1. The problem statement, all variables and given/known data

2. Relevant equations

F=ma

3. The attempt at a solution
According to Newton's 3rd law, the box pushes back on the person 36N. But I don't know how you find how much force the smaller crate exerts on the larger one.

2. Mar 9, 2009

### LowlyPion

Re: Forces

If there is a net force pushing on both crates of 36N, then the crates are accelerating aren't they?

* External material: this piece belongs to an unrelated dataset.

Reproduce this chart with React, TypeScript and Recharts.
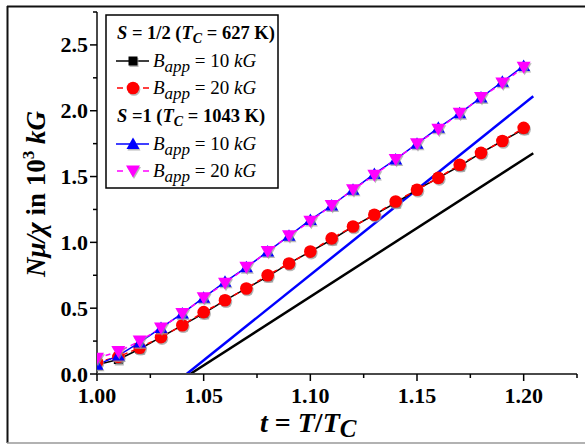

If the 20 kg crate is accelerating at that rate, then what must the force be on it to make it accelerate at that rate?

3. Mar 10, 2009

### okgo

Re: Forces

I'm not sure I totally understand how they got 30N as an answer. Our test is coming up soon and I was worried if the multiple choice might be closer to the real answer like C. 25 D.33
Weight is a measurement of force so I used w=mg. 20kg*9.8=196N ??

4. Mar 10, 2009

### LowlyPion

Re: Forces

F = m*a

Sure m*g is weight normal to the surface, but you are dealing with horizontal motion which has no interaction with gravity, unless there is friction dependent on the weight.

Your concern here is horizontal forces..

As to where the 30 comes from :

F2 = m2/(m1+m2)*F = 20/24*36 = 30

5. Mar 10, 2009

### LowlyPion

Re: Forces

Or more formally since you know acceleration for the system is a constant a, then you know that

F2/m2 = F/(m1+m2)

Hence

F2 = m2/(m1+m2)*F

where F is the total applied force.